Exercise requirements: Below is a listing; print exactly its lines from the one containing "Emit a web page" down to the one containing "const height = 511;", both inclusive, with every picture left out.

Extracted entries:
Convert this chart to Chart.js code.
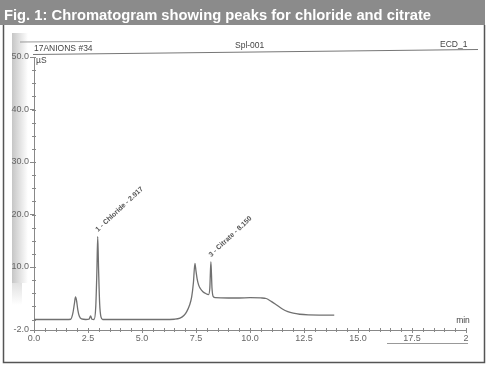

---

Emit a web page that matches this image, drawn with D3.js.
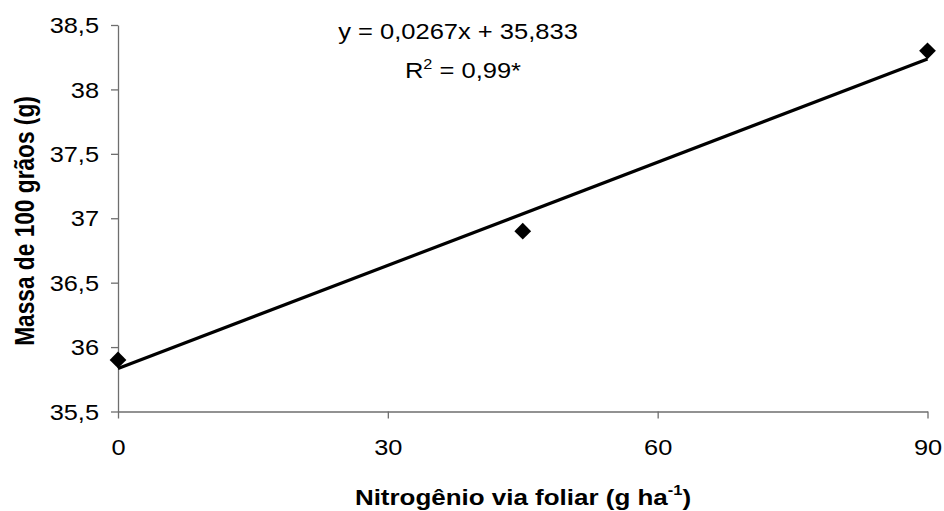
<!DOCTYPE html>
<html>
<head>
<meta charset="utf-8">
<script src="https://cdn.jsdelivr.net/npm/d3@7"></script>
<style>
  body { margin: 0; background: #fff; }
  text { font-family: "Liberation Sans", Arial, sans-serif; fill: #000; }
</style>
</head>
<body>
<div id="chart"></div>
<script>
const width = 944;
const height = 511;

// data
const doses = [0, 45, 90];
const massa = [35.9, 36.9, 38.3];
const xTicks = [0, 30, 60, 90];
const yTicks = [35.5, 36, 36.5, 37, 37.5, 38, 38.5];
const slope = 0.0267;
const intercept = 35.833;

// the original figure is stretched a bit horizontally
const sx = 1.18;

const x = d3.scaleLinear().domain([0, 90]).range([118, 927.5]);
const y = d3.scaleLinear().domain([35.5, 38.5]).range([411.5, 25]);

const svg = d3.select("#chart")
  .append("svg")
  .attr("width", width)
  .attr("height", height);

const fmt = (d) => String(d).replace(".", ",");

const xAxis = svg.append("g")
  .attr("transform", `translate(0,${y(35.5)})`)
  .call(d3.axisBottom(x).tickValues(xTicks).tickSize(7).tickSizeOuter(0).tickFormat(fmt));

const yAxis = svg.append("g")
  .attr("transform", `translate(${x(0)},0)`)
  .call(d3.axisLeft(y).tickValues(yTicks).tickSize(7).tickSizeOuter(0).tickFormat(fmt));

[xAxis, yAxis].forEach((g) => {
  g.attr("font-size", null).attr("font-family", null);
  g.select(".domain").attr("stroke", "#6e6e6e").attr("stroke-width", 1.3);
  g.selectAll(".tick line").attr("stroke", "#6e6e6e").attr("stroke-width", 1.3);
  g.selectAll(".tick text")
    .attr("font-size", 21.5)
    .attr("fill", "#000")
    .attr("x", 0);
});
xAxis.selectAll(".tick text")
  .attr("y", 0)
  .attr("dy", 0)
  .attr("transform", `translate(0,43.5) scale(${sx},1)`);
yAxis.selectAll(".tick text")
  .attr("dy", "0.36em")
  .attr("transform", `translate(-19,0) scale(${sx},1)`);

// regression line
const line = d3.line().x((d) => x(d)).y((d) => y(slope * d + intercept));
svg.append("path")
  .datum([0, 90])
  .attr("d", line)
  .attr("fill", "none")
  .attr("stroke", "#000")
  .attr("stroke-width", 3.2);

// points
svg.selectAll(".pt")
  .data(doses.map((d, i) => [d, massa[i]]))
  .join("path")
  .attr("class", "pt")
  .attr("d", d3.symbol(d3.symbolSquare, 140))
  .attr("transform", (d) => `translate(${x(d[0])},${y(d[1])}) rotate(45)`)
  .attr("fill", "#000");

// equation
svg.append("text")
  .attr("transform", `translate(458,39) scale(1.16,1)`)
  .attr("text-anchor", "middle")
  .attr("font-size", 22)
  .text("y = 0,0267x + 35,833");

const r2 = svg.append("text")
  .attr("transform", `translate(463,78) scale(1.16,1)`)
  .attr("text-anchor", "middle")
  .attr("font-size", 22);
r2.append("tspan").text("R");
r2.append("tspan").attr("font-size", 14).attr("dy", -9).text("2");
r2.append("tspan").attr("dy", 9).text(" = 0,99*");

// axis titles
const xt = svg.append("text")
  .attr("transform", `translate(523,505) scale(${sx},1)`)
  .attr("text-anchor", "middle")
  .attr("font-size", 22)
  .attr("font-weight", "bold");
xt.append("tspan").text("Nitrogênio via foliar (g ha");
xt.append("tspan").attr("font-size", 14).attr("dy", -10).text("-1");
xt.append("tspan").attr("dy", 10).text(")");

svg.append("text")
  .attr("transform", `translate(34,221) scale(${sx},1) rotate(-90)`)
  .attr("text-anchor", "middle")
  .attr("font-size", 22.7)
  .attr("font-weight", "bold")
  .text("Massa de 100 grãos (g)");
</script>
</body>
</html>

Exercise result:
Emit a web page that matches this image, drawn with D3.js.
<!DOCTYPE html>
<html>
<head>
<meta charset="utf-8">
<script src="https://cdn.jsdelivr.net/npm/d3@7"></script>
<style>
  body { margin: 0; background: #fff; }
  text { font-family: "Liberation Sans", Arial, sans-serif; fill: #000; }
</style>
</head>
<body>
<div id="chart"></div>
<script>
const width = 944;
const height = 511;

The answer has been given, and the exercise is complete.